Review of "Five Frogs on a Log"
5/5 stars. This is a great book on managing change in an organization, although it's centered around M&A. I mark up all of my books with highlights, underlines and asterisks to call attention to nuggets of wisdom. This book I marked up extensively.
Authors
Authored by partners and managing directors of PricewaterhouseCoopers’ global mergers and acquisitions consulting business. However, there is great value of the ideas for executing corporate change and capturing shareholders value.
Key quotes
- Acquiring is easy. Owning is hard
- Increasingly , the companies that win are those that learn faster, act quicker and adapt sooner. They compress time by making and executing early, informed decisions about economic value creation, ruthless prioritization and focused resource allocation
- Navigating a major transition is a race against time. Executives quickly discover that they are late even before they get started. Everything be- comes a priority. Years of deployment decisions must be made in days. There are hundreds of questions and only a handful of vague answers. Nobody is doing his or her job effectively. Customers are being neglected. Productivity is plummeting. Chaos is spreading like wildfire.
- This is not the time to call up the latest management fad. It’s the time for a financially driven, solidly pragmatic, results-oriented approach to accelerating change—an approach that is focused on creating economic value and stakeholder opportunity.
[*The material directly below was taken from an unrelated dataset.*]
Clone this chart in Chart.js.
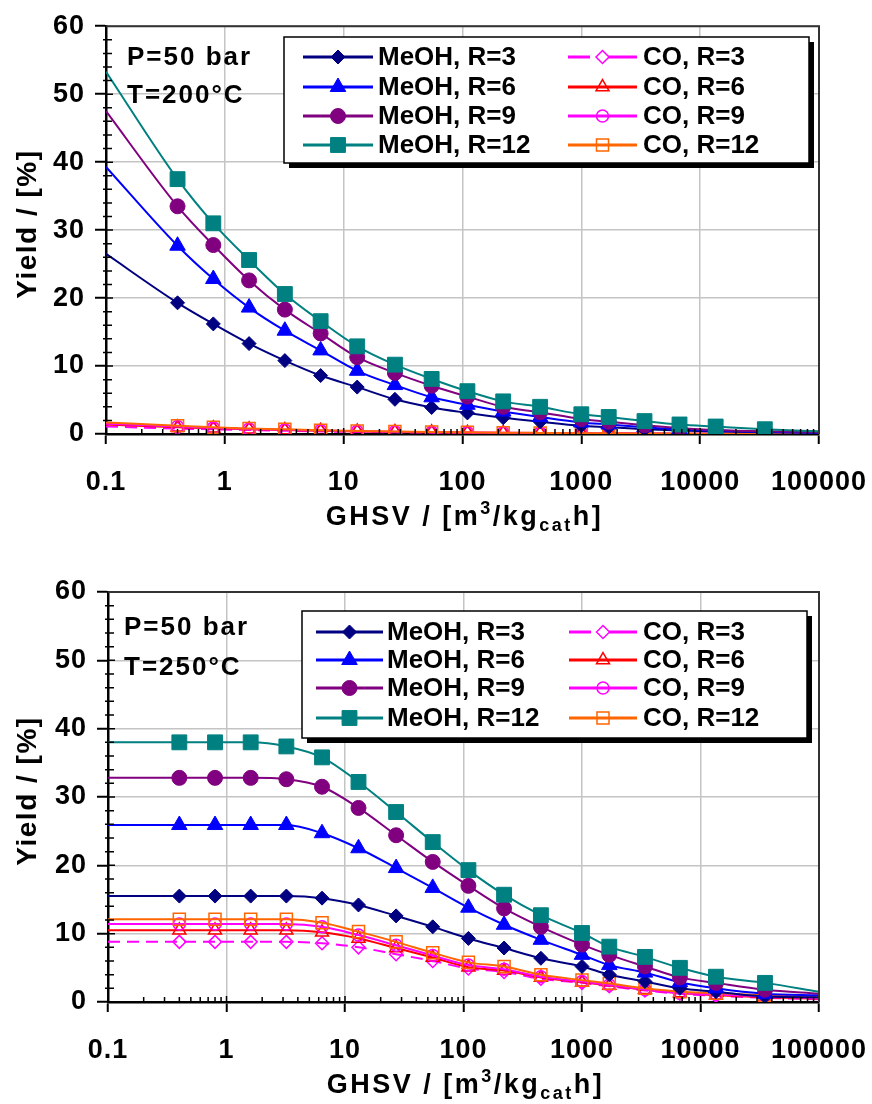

The Seven Deadly Sins in Implementing Transitions in Mergers, Acquisitions, and Gut Wrenching Change
- Sin 1 : Obsessive list making: List driven transitions are prolonged transitions. They dilute resources, undercapitalize efforts and suboptimize results. Use value drivers instead (pareto principle) - see ch 5
- Sin 2: Content free communication. Communication is a stabilizer - it keeps people focused and energized rather than confused and perplexed (see ch 6, 7)
- Sin 3: Creating a planning circus. Use small, fast paced tranistion teams (ch 8)
- Sin 4: Barnyard Behavior: Complex roles and interrelationships are not clarified by org charts. (see ch 9, ch 10)
- Sin 5: Preaching vision and values: You cannot merge two cultures by waving a banner proclaiming vision and values. See Ch 11
- Sin 6: Putting turtles on fence posts. Managers jockey for position early. Executive turtles increase the moron ration. First rate people hire first rate people. Second rate people hire third rate people. Third rate people hire morons (see ch 11)
- Sin 7: rewarding the wrong behaviors. Meaningful progress rarely occurs in acquisitions until executive compensation is sorted out. Don't lose sight of the real objective: to focus and energize behavior (see ch 12)
There is no value in a prolonged transition.
Value Driver Analysis
This is the real core of the book and can be applied to M&A transition, but also just about any change activity in a business. Value Driver analysis is a rigorous and disciplined, financially driven approach to focus leadership on the 20% of the activities that drive 80% of the value with best chance of success and shortest time frame. The 3 big steps are:
- Get all key leadership & managers to provide information that identifies:
- What actions in their areas of responsibility should be taken to increase revenue or decrease cost.
- For each action, what's your estimate of the quantitative impact , time frame and underlying assumptions. Use this to estimate shareholder value for each action (e.g. free cash flow)
- Risk: Assess the probability of success of each action (interdependencies, obstacles, resources needed)
2. Rank the value drivers based on financial impact and probability of success
3. Concentrate resources on the top 20%. Rinse. Repeat
- Aggressively manage communications. No secrets, surprises, hype
- Use small, fast-paced transition teams to go fast, don't suck. Few teams, small teams, well managed. CEO must stay engaged!
- Establish role clarity (think accountability chart, not org chart)
- Everyone has a number
- Establish leaders and role models that support the desired culture
- Link incentives directly to creation of shareholder value - what gets rewarded gets done.